The question before the French working class today—and by the same token, before the workers of Europe and the world—however, is what must be done next. It will be useful to examine this problem a little more closely. It will take us to what some of history’s greatest working class leaders have called the art of politics; that is, to know and do what can and therefore must be done next.

For instance, it’s worthwhile noting that there is a grain of truth to French Prime Minister Raffarin’s discounting of mass protests by workers by saying that “the streets don’t rule the country, parliament does.” But he’s only half right. Control over the streets is certainly a powerful force but, as we have recently seen the control over the streets exercised by the antiwar movement was unable to stop that war before it began.

But mass action in the streets did bring down his party’s previous government in 1997. But that was because it was accompanied by another powerful force—mass action in the workplaces of France in 1995-96.

Mass strike action in both the streets and the workplaces of nations, however, can do more than gain concessions and bring down governments, it can and has brought down the ruling classes of nations. But that has only happened when the working class has constructed a revolutionary leadership that understands that no victory is lasting so long as the capitalist class continues to hold state power.

After all, the history of class struggle is replete with big class struggle victories that are taken back by the ruling class when the relation of forces between contending classes changes. And so long as the goal of workers’ leaders is restricted to merely improving the lot of the workers and all other of capitalism’s victims—within the framework of the existing social order—a lasting victory is impossible.

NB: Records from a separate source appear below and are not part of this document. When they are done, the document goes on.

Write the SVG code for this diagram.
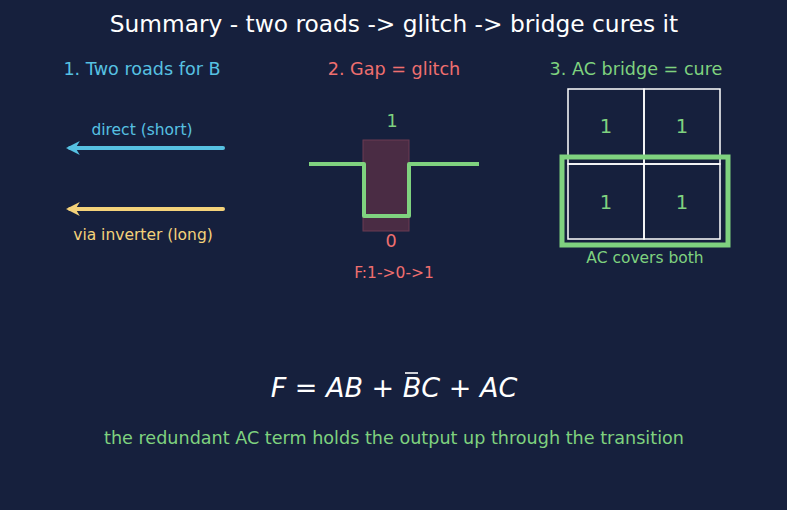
<svg xmlns="http://www.w3.org/2000/svg" width="787" height="510" viewBox="0 0 787 510">
<defs>
<style>
text{font-family:"DejaVu Sans",sans-serif;text-anchor:middle}
.blue{fill:#56c1e2}.yel{fill:#f4d27a}.grn{fill:#7fd27f}.red{fill:#ef6f6f}
.it{font-style:italic}
</style>
<marker id="ab" viewBox="0 0 10 10" refX="7" refY="5" markerWidth="3.5" markerHeight="3.5" orient="auto"><path d="M0,0 L10,5 L0,10 L3,5 Z" fill="#56c1e2"/></marker>
<marker id="ay" viewBox="0 0 10 10" refX="7" refY="5" markerWidth="3.5" markerHeight="3.5" orient="auto"><path d="M0,0 L10,5 L0,10 L3,5 Z" fill="#f4d27a"/></marker>
</defs>
<rect width="787" height="510" fill="#16203d"/>
<text x="394" y="32" font-size="23.3" fill="#ffffff">Summary - two roads -&gt; glitch -&gt; bridge cures it</text>
<g id="panel1">
<text class="blue" x="142" y="75" font-size="17.6">1. Two roads for B</text>
<text class="blue" x="142" y="135" font-size="15.5">direct (short)</text>
<text class="yel" x="143" y="240" font-size="15.5">via inverter (long)</text>
</g>
<g id="connectors">
<line x1="223" y1="148" x2="70" y2="148" stroke="#56c1e2" stroke-width="4" stroke-linecap="round" marker-end="url(#ab)"/>
<line x1="223" y1="209" x2="70" y2="209" stroke="#f4d27a" stroke-width="4" stroke-linecap="round" marker-end="url(#ay)"/>
</g>
<g id="panel2">
<text class="red" x="394" y="75" font-size="17.6">2. Gap = glitch</text>
<rect x="363" y="140" width="46" height="91" fill="#4a2c44" stroke="#6a3a52" stroke-width="1"/>
<path d="M309,164 H364 V216 H409 V164 H479" fill="none" stroke="#7fd27f" stroke-width="4" stroke-linejoin="round"/>
<text class="grn" x="392" y="127" font-size="17.6">1</text>
<text class="red" x="391" y="247" font-size="17.6">0</text>
<text class="red" x="394" y="278" font-size="15.5">F:1-&gt;0-&gt;1</text>
</g>
<g id="panel3">
<text class="grn" x="636" y="75" font-size="17.6">3. AC bridge = cure</text>
<g fill="none" stroke="#ffffff" stroke-width="1.5">
<rect x="568" y="89" width="76" height="75"/>
<rect x="644" y="89" width="76" height="75"/>
<rect x="568" y="164" width="76" height="75"/>
<rect x="644" y="164" width="76" height="75"/>
</g>
<text class="grn" x="606" y="133" font-size="19.5">1</text>
<text class="grn" x="682" y="133" font-size="19.5">1</text>
<text class="grn" x="606" y="209" font-size="19.5">1</text>
<text class="grn" x="682" y="209" font-size="19.5">1</text>
<rect x="562" y="157" width="166" height="88" fill="none" stroke="#7fd27f" stroke-width="5"/>
<text class="grn" x="645" y="263" font-size="15.5">AC covers both</text>
</g>
<g id="formula">
<text x="394" y="397" font-size="27" fill="#ffffff"><tspan class="it">F</tspan> = <tspan class="it">AB</tspan> + <tspan class="it">B</tspan><tspan class="it">C</tspan> + <tspan class="it">AC</tspan></text>
<line x1="405" y1="373" x2="418" y2="373" stroke="#ffffff" stroke-width="1.6"/>
</g>
<text class="grn" x="394" y="444" font-size="17.6">the redundant AC term holds the output up through the transition</text>
</svg>
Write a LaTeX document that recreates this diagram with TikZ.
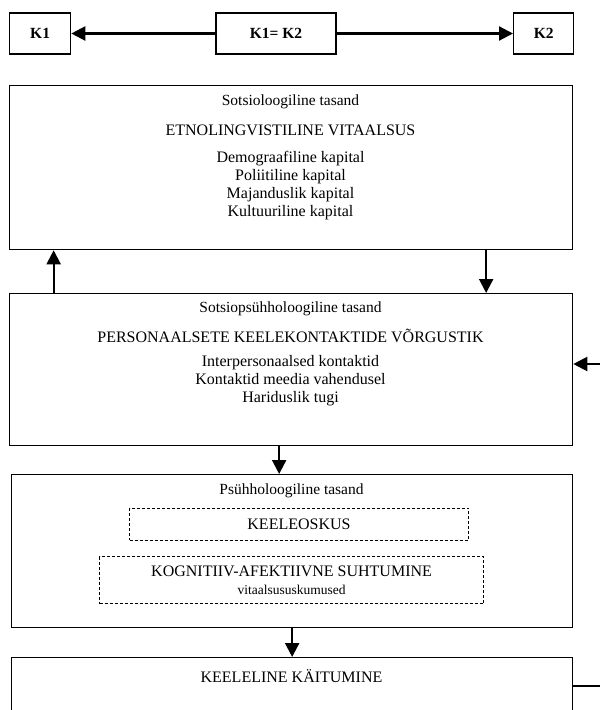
\documentclass[tikz,border=0pt]{standalone}
\usepackage{fontspec}
\setmainfont{Liberation Serif}
\usetikzlibrary{arrows.meta}

\newcommand{\lvlfont}{\fontsize{15.5}{18}\selectfont}
\newcommand{\bodyfont}{\fontsize{16}{18}\selectfont}

\begin{document}
\begin{tikzpicture}[x=1pt,y=-1pt,
    every text node part/.style={align=center},
    every node/.style={font=\bodyfont},
    lvl/.style={font=\lvlfont},
    panel/.style={draw,line width=1.3pt,inner sep=0pt,anchor=north west},
    kbox/.style={draw,line width=1.3pt,minimum height=41pt,inner ysep=0pt,font=\lvlfont\bfseries},
    dbox/.style={draw,line width=0.9pt,dash pattern=on 3pt off 2pt,inner sep=0pt},
    arr/.style={line width=2.2pt,-{Triangle[length=14pt,width=14pt]}}]
      \useasboundingbox (0,0) rectangle (600,710);

      \node[kbox,anchor=west,inner xsep=15pt,text width=31pt,align=left] (K1)  at (9,33.5)   {K1};
      \node[kbox,minimum width=120pt]                                    (K12) at (276,33.5) {K1= K2};
      \node[kbox,anchor=west,inner xsep=14pt,text width=32pt,align=left] (K2)  at (513,33.5) {K2};

      \node[panel,minimum width=563pt,minimum height=164pt] (soc)  at (9,85)   {};
      \node[panel,minimum width=563pt,minimum height=152pt] (netw) at (9,293)  {};
      \node[panel,minimum width=561pt,minimum height=153pt] (psy)  at (11,474) {};
      \node[panel,minimum width=561pt,minimum height=58pt]  (beh)  at (11,657) {};

      \node[lvl] (socLvl)   at (290.5,102) {Sotsioloogiline tasand};
      \node (socHead)  at (290.5,130) {ETNOLINGVISTILINE VITAALSUS};
      \node (socList)  at (290.5,186) {Demograafiline kapital\\Poliitiline kapital\\Majanduslik kapital\\Kultuuriline kapital};

      \node[lvl] (netwLvl)  at (290.5,309) {Sotsiopsühholoogiline tasand};
      \node (netwHead) at (290.5,336) {PERSONAALSETE KEELEKONTAKTIDE VÕRGUSTIK};
      \node (netwList) at (290.5,381) {Interpersonaalsed kontaktid\\Kontaktid meedia vahendusel\\Hariduslik tugi};

      \node[lvl] (psyLvl)   at (291.5,491) {Psühholoogiline tasand};
      \node[dbox,minimum width=339pt,minimum height=32pt] (oskus) at (299,524) {KEELEOSKUS};
      \node[dbox,minimum width=384pt,minimum height=47pt] (suht)  at (291.6,580)
           {KOGNITIIV-AFEKTIIVNE SUHTUMINE\\{\fontsize{13.5}{16}\selectfont vitaalsususkumused}};

      \node (behHead)  at (291.5,676) {KEELELINE KÄITUMINE};

      \coordinate (fbLow)  at (606,686);
      \coordinate (fbHigh) at (606,364);

      \draw[arr] (K12.west) -- (K1.east);
      \draw[arr] (K12.east) -- (K2.west);

      \draw[arr] ([xshift=195pt]soc.south)  -- ([xshift=195pt]netw.north);
      \draw[arr] ([xshift=-237.5pt]netw.north) -- ([xshift=-237.5pt]soc.south);
      \draw[arr] ([xshift=-12pt]netw.south) -- ([xshift=-12pt]netw.south |- psy.north);
      \draw[arr] (psy.south) -- (beh.north);

      \draw[arr] (beh.east |- fbLow) -- (fbLow) -- (fbHigh) -- (netw.east |- fbHigh);
    \end{tikzpicture}
\end{document}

After all, as we have seen here in the United States over the last several decades; winning improvements in living standards for working people is not a one-way street in capitalist society. The fact is that whatever is won in the course of a prolonged struggle, can all be taken back—as much of the past gains of American workers have been eroded over the last several decades.

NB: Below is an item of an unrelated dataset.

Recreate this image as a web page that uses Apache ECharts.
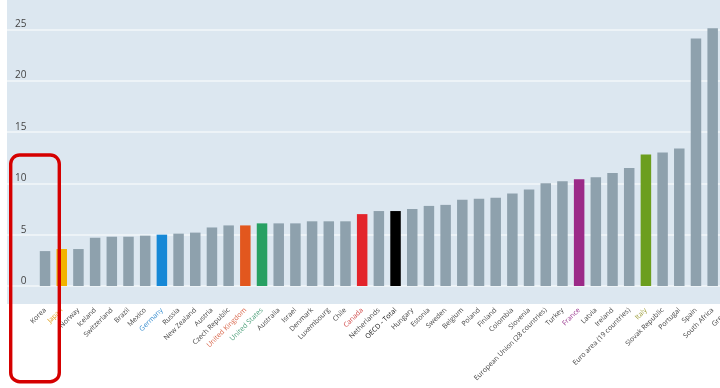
<!DOCTYPE html>
<html>
<head>
<meta charset="utf-8">
<script src="https://cdn.jsdelivr.net/npm/echarts@6/dist/echarts.min.js"></script>
<style>
html,body{margin:0;padding:0;background:#fff;}
#chart{width:720px;height:388px;}
</style>
</head>
<body>
<div id="chart"></div>
<script>
const categories = ["Korea","Japan","Norway","Iceland","Switzerland","Brazil","Mexico","Germany","Russia","New Zealand","Austria","Czech Republic","United Kingdom","United States","Australia","Israel","Denmark","Luxembourg","Chile","Canada","Netherlands","OECD - Total","Hungary","Estonia","Sweden","Belgium","Poland","Finland","Colombia","Slovenia","European Union (28 countries)","Turkey","France","Latvia","Ireland","Euro area (19 countries)","Italy","Slovak Republic","Portugal","Spain","South Africa","Greece"];
const values = [3.4,3.6,3.6,4.7,4.8,4.8,4.9,5.0,5.1,5.2,5.7,5.9,5.9,6.1,6.1,6.1,6.3,6.3,6.3,7.0,7.3,7.3,7.5,7.8,7.9,8.4,8.5,8.6,9.0,9.4,10.0,10.2,10.4,10.6,11.0,11.5,12.8,13.0,13.4,24.1,25.1,26.5];
const yTicks = [0,5,10,15,20,25];
const highlightBar = {"Japan":"#f2b300","Germany":"#1688d6","United Kingdom":"#e2571e","United States":"#27a062","Canada":"#e3242b","OECD - Total":"#000000","France":"#9b2a88","Italy":"#6c9e1e"};
const highlightLabel = {"Japan":"#e0a020","Germany":"#3a8fd0","United Kingdom":"#d8664a","United States":"#4a9e78","Canada":"#d04848","OECD - Total":"#111111","France":"#9a3a90","Italy":"#a0a040"};

const BAR_GREY = "#8ea1ad";
const chart = echarts.init(document.getElementById('chart'));
const font = "Open Sans";
chart.setOption({
  animation:false,
  backgroundColor:'#ffffff',
  graphic:[
    {type:'rect', z:-10, silent:true, shape:{x:7,y:0,width:713,height:304}, style:{fill:'#dce7f0'}},
    {type:'rect', z:100, silent:true, shape:{x:10.7,y:155,width:48.6,height:226.7,r:9}, style:{fill:'none',stroke:'#d50000',lineWidth:3.4}}
  ],
  grid:[
    {left:7,width:713,top:29.3,height:256.7,show:false,containLabel:false,outerBoundsMode:'none'},
    {left:36.7,width:701,top:29.3,height:256.7,show:false,containLabel:false,outerBoundsMode:'none'}
  ],
  xAxis:[
    {gridIndex:0,type:'value',show:false,min:0,max:1},
    {gridIndex:1,type:'category',data:categories,axisLine:{show:false},axisTick:{show:false},
     axisLabel:{interval:0,rotate:45,margin:23,fontSize:7,fontFamily:font,
       color:(v)=>highlightLabel[v]||'#444444'}}
  ],
  yAxis:[
    {gridIndex:0,type:'value',min:0,max:25,interval:5,axisLine:{show:false},axisTick:{show:false},
     splitLine:{lineStyle:{color:'#f3f7fa',width:1.5}},
     axisLabel:{inside:true,align:'right',margin:19.5,verticalAlign:'bottom',fontSize:10,fontFamily:font,color:'#444444',
       formatter:(v)=>yTicks.includes(v)?String(v):''}},
    {gridIndex:1,type:'value',min:0,max:25,interval:5,show:false}
  ],
  series:[{
    type:'bar',xAxisIndex:1,yAxisIndex:1,barWidth:10.5,clip:false,
    data:values.map((v,i)=>({value:v,itemStyle:{color:highlightBar[categories[i]]||BAR_GREY}}))
  }]
});
</script>
</body>
</html>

But workers and bosses are not the only factors in the never-ending class struggle. In the last analysis the ultimate outcomes are decided by which of the two classes is able to mobilize on its side those sectors of society in between the two main contending classes.

And today that intermediary sector of world society has undoubtedly been seriously alienated by the reckless, antisocial and planet-threatening military policies of the entire capitalist world. Make no mistake, while the peoples of the world see the American superpower as the main threat to human existence, they also know that the rest of the capitalist world will at worst, complain and resist but in the end tag along with the 800 pound gorilla headquartered in Washington and Wall Street, U.S.A.

It’s no accident that most of the more than 10 million who marched against the war on Iraq just months ago—and they include a large section of the middle classes—are now marching and/or striking against essentially the same forces responsible for all wars since at least the beginning of the last century. In fact, there can be little doubt that the reason why they marched against war a few months ago is intimately connected with why many of the same people are marching today against the attack on the living standards of workers primarily but also that of the sections of the middle classes closest to them.

However, the unprecedented internationalization of the antiwar movement failed to stop the American imperialist predatory war on Iraq. But when mass action in the streets is accompanied by mass action in the factories and other workplaces in the world’s most powerful imperialist nations as well as in the nations they hold captive, the potential force of the organized working class mounts exponentially and both the capitalists and their governments can be decisively defeated and overthrown in the course of the deepening global economic crisis.

In fact there are many historical precedents that prove that workers indeed have a power at least equal to the economic power of capitalists in every land. And they can and have used that power to end war as was done in Russia in 1917 and in Germany the following year. But while the Russian workers also succeeded in overthrowing capitalism, the German workers were only able to overthrow their Kaiser but not their ruling capitalist class. While the Russian workers succeeded in constructing a revolutionary leadership, that is one that knows how and has the will to win, the German workers in their majority followed a reformist socialist misleadership whose only aim, at best, was to attempt to improve the living standards of the masses within the framework of the existing capitalist order. Unfortunately that is the nature of the official leaders of the working classes in the capitalist world today.

Though mass living standards in the world’s advanced industrial countries are now being steadily reduced, workers are not yet convinced that the crisis driving the capitalist assault on living standards is permanent. Capitalists are often among the last to recognize that their position is hopeless in such a crisis as is now unfolding. Consequently, Wall Street’s and Washington’s economic prognosticators repeatedly see prosperity just around the corner as tens of thousands of workers are tossed out on their ears every month.

But there always comes a time when bubbles, real or imaginary, burst. And the longer the global economy continues to contract, the only hope of capitalists in every land is to force down the costs of production in their own country at the expense, of course, of those who can make their living only by working.

Thus, the living standards of the world working class today are on a one-way trajectory downward toward absolute impoverishment. Meanwhile, capitalism seeks to solve its economic problems by other means. And that has already become painfully apparent to almost everyone including large portions of those in between labor and capital. That’s a dynamic that leads to rising class-consciousness and social revolution.

The only way that workers can win over to their side the middle classes—and maintain their support—is by showing them that they have the power and the will to win. It is imperative, too, that workers show their natural allies that they don’t intend to restrict themselves to defending what they have won, but seek a final victory over their class enemy. Otherwise, if the struggle goes on indefinitely, workers can be exhausted by interminable defensive and offensive strikes. And even though the middle classes always tend, as they are now doing in France, to sympathize, support and even join in the demonstrations organized by workers, they too can be exhausted, even more quickly than the workers.

This is simply because workers get something with each victory, but the middle classes get nothing until the crisis is definitively resolved.

We are still at the very beginning of what promises to be a long hard struggle ahead. Therefore, we still have plenty of time to construct the kind of revolutionary working class leadership without which victory is impossible, in the coming global struggle between the capitalist past and the socialist future.